Sayın Bahçeli; siyaset, insanları tahrik etme sanatı değildir. İnsanları buluşturma, kaynaştırma, sevdirme sanatıdır. İstanbul Valiliği boş durur mu? Kürtçe bir tiyatro eserini yasakladı, terör örgütü propagandası diyerek. Bu yangına körükle gitmektir.
"ALDIĞINIZ AHLAR SİZİ RAHAT BIRAKMAYACAK"
Bütün öğrencilerin KYK borçlarını toplayın, bir yandaşa verilen vergi istisnasından daha fazla değildir. Eğer bu yapılandırma kendi hatalarıyla çökmek durumunda olan yandaş şirketleri ve yurtdışından gelecek olan ve vergilendirilmeyecek olan paraları aklama operasyonuna dönüşürse sonuna kadar mücadele ederiz.

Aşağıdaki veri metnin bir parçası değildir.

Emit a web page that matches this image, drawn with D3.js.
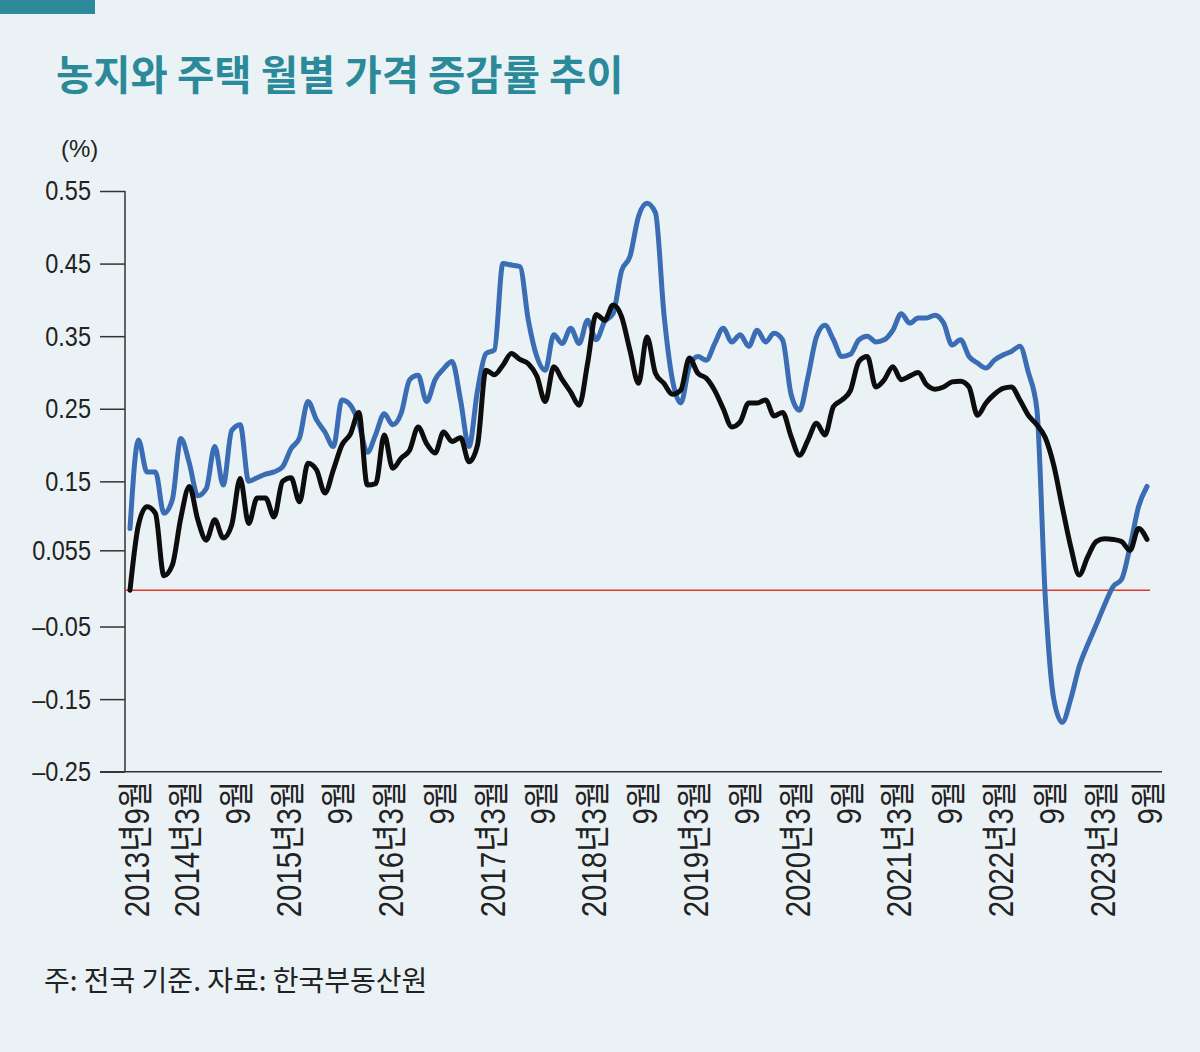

Türkiye'nin en kaliteli üniversitesini, çok cüzi bir borcu nedeniyle kanuni hakkı olan yeniden yapılandırma talebini kabul etmeyip 7 bin öğrenciyi, bin akademisyeni ortada bırakacaksınız. Sonra yandaş firmalar için yeniden yapılandırma teklifi getireceksiniz. Aldığınız ahlar sizi ne bu dünyada ne öbür dünyada rahat bırakmayacak.
"HEM ERDOĞAN'DAN HEM DE BAHÇELİ'DEN SORARIZ"
Şu anda Urumçi'de 'selamın aleyküm' demek terör örgütü mensubu olmakla eşdeğer. Türkiye sessiz. Sadece Ankara'da değil, BM'de de sessiz. Çıkıp birileri bunun hesabını verecek.
Bulgaristan, Çin'de Uygur kardeşlerimizin isimlerinin yasaklanmasına, dini merasimlerin yasaklanmasına, namuslarına halel getirilmesine imza atıyor. Uyguların anavatan gibi gördüğü Türkiye imza atmıyorsa biz bunun hesabını hem Erdoğan'dan hem Bahçeli'den sorarız.
Sayın Bahçeli, Türkiye Cumhuriyeti'nin eşit vatandaşları olan Kürt vatandaşlarımızın dilleriyle uğraşacağına Uygur kardeşlerimizin Türkçesini ve dinini korumaya gayret et."